Copy everything in the listing below word for word, apart from any images.

**DATASET EXTRACT:**
((

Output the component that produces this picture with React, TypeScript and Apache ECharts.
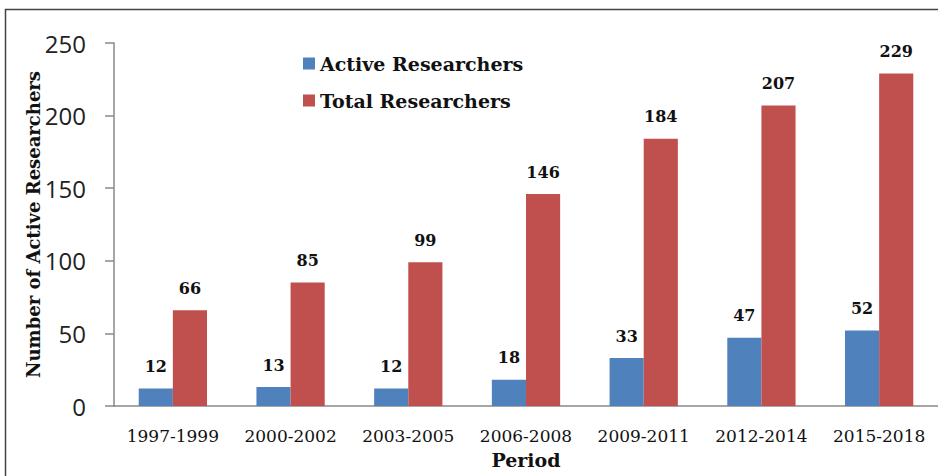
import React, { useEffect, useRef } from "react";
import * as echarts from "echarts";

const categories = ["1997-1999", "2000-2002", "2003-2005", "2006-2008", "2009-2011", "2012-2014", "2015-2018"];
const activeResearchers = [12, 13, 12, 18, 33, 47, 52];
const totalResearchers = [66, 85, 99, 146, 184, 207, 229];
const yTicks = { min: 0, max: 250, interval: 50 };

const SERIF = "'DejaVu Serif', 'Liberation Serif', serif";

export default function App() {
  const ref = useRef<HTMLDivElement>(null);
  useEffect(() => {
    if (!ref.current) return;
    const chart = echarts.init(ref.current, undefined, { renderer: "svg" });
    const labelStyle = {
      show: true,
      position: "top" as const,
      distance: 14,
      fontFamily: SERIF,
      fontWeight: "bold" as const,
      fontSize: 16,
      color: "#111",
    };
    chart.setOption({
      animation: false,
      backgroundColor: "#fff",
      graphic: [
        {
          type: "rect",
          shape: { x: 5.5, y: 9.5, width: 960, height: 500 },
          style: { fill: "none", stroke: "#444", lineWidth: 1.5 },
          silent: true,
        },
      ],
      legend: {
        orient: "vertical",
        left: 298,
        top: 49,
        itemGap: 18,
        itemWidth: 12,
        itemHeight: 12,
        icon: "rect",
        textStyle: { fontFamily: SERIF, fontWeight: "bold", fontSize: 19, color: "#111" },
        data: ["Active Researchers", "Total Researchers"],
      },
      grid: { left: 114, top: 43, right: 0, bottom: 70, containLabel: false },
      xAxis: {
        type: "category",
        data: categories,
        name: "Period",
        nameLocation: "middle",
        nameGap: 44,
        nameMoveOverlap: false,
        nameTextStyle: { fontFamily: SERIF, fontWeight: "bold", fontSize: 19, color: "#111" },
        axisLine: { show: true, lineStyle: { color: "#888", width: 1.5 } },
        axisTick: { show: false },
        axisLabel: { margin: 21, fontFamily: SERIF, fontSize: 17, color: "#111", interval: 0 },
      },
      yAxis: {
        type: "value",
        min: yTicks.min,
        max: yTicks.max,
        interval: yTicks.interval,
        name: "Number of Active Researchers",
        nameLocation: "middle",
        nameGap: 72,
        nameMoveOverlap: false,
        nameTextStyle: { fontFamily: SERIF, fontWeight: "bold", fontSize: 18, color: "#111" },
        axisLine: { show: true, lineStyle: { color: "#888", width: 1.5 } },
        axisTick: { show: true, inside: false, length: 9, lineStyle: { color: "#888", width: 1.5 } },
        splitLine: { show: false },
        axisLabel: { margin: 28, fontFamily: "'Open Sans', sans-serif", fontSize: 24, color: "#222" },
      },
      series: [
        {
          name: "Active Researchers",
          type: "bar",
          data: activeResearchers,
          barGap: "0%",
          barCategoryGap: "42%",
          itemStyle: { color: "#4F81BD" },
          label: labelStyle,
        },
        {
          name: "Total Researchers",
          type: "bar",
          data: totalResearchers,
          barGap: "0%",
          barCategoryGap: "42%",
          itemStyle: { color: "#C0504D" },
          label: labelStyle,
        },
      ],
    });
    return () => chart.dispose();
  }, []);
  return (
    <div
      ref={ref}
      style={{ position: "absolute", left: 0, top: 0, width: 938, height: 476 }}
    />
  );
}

))

**OUTPUT:**
Output the component that produces this picture with React, TypeScript and Apache ECharts.
import React, { useEffect, useRef } from "react";
import * as echarts from "echarts";

const categories = ["1997-1999", "2000-2002", "2003-2005", "2006-2008", "2009-2011", "2012-2014", "2015-2018"];
const activeResearchers = [12, 13, 12, 18, 33, 47, 52];
const totalResearchers = [66, 85, 99, 146, 184, 207, 229];
const yTicks = { min: 0, max: 250, interval: 50 };

const SERIF = "'DejaVu Serif', 'Liberation Serif', serif";

export default function App() {
  const ref = useRef<HTMLDivElement>(null);
  useEffect(() => {
    if (!ref.current) return;
    const chart = echarts.init(ref.current, undefined, { renderer: "svg" });
    const labelStyle = {
      show: true,
      position: "top" as const,
      distance: 14,
      fontFamily: SERIF,
      fontWeight: "bold" as const,
      fontSize: 16,
      color: "#111",
    };
    chart.setOption({
      animation: false,
      backgroundColor: "#fff",
      graphic: [
        {
          type: "rect",
          shape: { x: 5.5, y: 9.5, width: 960, height: 500 },
          style: { fill: "none", stroke: "#444", lineWidth: 1.5 },
          silent: true,
        },
      ],
      legend: {
        orient: "vertical",
        left: 298,
        top: 49,
        itemGap: 18,
        itemWidth: 12,
        itemHeight: 12,
        icon: "rect",
        textStyle: { fontFamily: SERIF, fontWeight: "bold", fontSize: 19, color: "#111" },
        data: ["Active Researchers", "Total Researchers"],
      },
      grid: { left: 114, top: 43, right: 0, bottom: 70, containLabel: false },
      xAxis: {
        type: "category",
        data: categories,
        name: "Period",
        nameLocation: "middle",
        nameGap: 44,
        nameMoveOverlap: false,
        nameTextStyle: { fontFamily: SERIF, fontWeight: "bold", fontSize: 19, color: "#111" },
        axisLine: { show: true, lineStyle: { color: "#888", width: 1.5 } },
        axisTick: { show: false },
        axisLabel: { margin: 21, fontFamily: SERIF, fontSize: 17, color: "#111", interval: 0 },
      },
      yAxis: {
        type: "value",
        min: yTicks.min,
        max: yTicks.max,
        interval: yTicks.interval,
        name: "Number of Active Researchers",
        nameLocation: "middle",
        nameGap: 72,
        nameMoveOverlap: false,
        nameTextStyle: { fontFamily: SERIF, fontWeight: "bold", fontSize: 18, color: "#111" },
        axisLine: { show: true, lineStyle: { color: "#888", width: 1.5 } },
        axisTick: { show: true, inside: false, length: 9, lineStyle: { color: "#888", width: 1.5 } },
        splitLine: { show: false },
        axisLabel: { margin: 28, fontFamily: "'Open Sans', sans-serif", fontSize: 24, color: "#222" },
      },
      series: [
        {
          name: "Active Researchers",
          type: "bar",
          data: activeResearchers,
          barGap: "0%",
          barCategoryGap: "42%",
          itemStyle: { color: "#4F81BD" },
          label: labelStyle,
        },
        {
          name: "Total Researchers",
          type: "bar",
          data: totalResearchers,
          barGap: "0%",
          barCategoryGap: "42%",
          itemStyle: { color: "#C0504D" },
          label: labelStyle,
        },
      ],
    });
    return () => chart.dispose();
  }, []);
  return (
    <div
      ref={ref}
      style={{ position: "absolute", left: 0, top: 0, width: 938, height: 476 }}
    />
  );
}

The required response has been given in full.